--- Begin STORED RECORDS ---

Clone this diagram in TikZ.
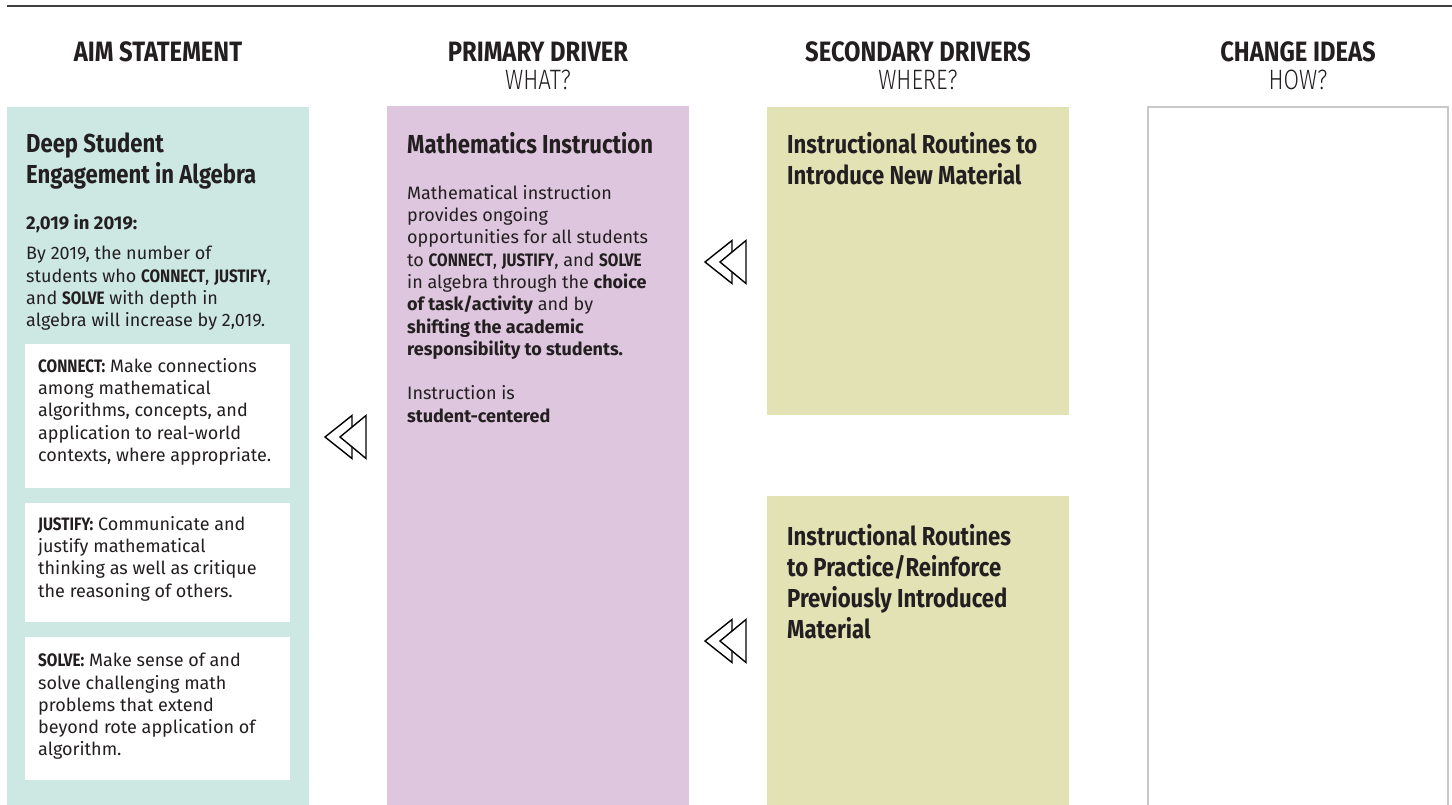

--- End STORED RECORDS ---
--- Begin STORED RECORDS ---

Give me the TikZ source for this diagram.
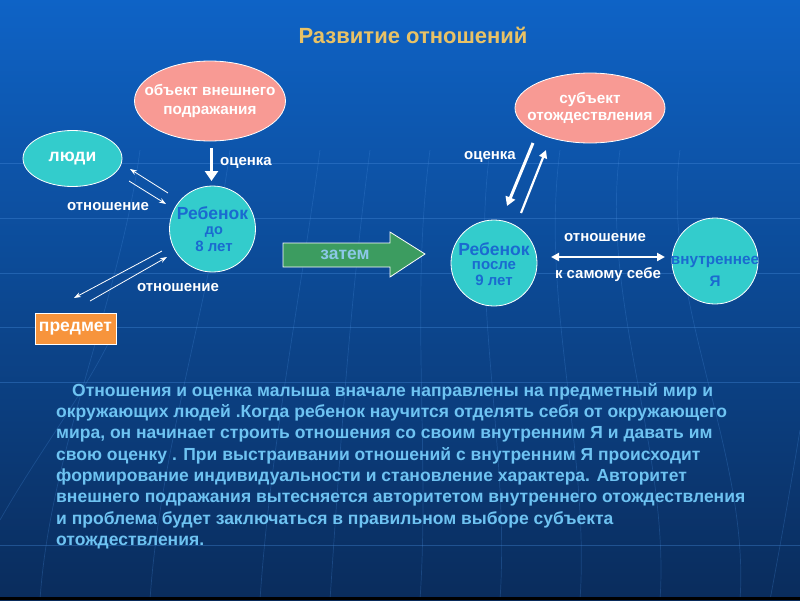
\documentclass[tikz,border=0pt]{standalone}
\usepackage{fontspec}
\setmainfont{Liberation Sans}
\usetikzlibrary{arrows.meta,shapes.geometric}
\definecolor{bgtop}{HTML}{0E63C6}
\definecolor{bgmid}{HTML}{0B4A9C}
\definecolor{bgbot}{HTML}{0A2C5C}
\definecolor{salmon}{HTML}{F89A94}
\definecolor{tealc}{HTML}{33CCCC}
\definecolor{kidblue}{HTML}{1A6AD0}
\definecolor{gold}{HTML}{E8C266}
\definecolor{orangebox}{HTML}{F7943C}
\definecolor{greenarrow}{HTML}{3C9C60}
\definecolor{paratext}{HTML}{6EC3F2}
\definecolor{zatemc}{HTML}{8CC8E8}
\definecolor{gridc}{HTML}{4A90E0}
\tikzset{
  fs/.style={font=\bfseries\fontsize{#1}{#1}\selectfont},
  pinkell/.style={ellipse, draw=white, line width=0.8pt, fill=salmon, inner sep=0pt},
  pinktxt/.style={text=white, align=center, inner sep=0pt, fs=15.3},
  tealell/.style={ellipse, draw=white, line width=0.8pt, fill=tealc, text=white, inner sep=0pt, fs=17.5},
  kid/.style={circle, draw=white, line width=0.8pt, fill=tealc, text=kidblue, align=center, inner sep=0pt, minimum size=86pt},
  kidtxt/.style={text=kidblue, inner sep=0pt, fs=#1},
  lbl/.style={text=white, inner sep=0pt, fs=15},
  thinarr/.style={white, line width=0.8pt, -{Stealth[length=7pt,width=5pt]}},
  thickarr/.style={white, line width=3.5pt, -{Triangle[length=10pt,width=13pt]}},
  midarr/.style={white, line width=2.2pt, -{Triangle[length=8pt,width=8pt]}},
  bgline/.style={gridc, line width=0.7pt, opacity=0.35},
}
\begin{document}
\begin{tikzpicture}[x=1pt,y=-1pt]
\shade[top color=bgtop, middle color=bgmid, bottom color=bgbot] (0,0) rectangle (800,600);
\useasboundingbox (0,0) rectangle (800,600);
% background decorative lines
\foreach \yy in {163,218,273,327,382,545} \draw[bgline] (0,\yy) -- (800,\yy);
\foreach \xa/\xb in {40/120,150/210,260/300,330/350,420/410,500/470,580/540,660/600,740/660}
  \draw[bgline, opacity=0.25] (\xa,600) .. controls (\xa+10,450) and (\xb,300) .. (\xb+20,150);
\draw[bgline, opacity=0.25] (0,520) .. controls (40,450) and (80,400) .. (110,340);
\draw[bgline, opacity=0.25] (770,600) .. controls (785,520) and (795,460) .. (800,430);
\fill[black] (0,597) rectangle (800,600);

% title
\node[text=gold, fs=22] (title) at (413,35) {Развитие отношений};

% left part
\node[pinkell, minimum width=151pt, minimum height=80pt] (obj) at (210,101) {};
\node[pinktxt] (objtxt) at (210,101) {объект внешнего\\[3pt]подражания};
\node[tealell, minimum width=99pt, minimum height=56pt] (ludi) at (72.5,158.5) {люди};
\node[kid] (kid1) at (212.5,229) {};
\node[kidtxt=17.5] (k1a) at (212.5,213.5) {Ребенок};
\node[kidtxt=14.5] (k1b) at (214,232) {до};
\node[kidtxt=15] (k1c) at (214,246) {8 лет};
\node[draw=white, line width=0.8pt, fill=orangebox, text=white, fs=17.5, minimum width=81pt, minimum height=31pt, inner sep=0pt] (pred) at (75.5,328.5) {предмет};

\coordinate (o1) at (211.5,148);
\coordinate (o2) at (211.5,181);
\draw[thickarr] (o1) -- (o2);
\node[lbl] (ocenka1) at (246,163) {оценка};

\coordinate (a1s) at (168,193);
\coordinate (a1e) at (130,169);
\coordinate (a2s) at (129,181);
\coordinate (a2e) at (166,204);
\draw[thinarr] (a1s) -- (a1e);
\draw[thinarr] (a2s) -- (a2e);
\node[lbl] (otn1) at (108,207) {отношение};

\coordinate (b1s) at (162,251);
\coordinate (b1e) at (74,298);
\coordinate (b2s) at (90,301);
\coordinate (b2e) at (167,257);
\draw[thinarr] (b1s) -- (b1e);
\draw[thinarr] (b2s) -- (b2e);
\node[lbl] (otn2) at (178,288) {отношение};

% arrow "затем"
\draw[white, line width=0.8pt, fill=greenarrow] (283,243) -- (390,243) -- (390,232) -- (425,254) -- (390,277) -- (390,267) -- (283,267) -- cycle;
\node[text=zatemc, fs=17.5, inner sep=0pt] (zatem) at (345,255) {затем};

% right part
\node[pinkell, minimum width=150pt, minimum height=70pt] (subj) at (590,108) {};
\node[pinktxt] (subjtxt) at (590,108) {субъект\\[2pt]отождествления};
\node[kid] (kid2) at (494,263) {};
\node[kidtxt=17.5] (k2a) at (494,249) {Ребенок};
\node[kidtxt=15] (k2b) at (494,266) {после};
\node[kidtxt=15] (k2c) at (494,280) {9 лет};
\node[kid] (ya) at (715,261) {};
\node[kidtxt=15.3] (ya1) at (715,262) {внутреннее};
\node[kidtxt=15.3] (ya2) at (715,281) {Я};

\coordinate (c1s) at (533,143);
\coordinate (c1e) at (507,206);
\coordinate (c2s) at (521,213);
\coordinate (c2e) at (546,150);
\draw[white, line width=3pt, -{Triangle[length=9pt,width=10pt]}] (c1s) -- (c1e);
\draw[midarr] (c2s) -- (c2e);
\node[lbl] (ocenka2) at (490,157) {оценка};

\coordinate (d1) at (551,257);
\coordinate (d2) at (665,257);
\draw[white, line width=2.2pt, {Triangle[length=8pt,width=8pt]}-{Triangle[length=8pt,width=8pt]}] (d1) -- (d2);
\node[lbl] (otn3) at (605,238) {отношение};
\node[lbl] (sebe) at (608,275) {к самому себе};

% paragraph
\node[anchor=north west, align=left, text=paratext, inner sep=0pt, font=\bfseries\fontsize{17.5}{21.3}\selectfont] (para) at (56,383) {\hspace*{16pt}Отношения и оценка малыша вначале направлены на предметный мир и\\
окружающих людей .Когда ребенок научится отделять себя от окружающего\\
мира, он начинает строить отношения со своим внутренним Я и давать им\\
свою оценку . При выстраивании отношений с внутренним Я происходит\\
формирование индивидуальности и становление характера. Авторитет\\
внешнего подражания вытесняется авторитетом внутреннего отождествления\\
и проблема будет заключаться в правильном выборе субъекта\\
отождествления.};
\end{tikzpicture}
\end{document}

--- End STORED RECORDS ---

WHAT IS EXPECTED:
Write out every line from the entries where "diagram" appears.

EXERCISE OUTPUT:
Clone this diagram in TikZ.
Give me the TikZ source for this diagram.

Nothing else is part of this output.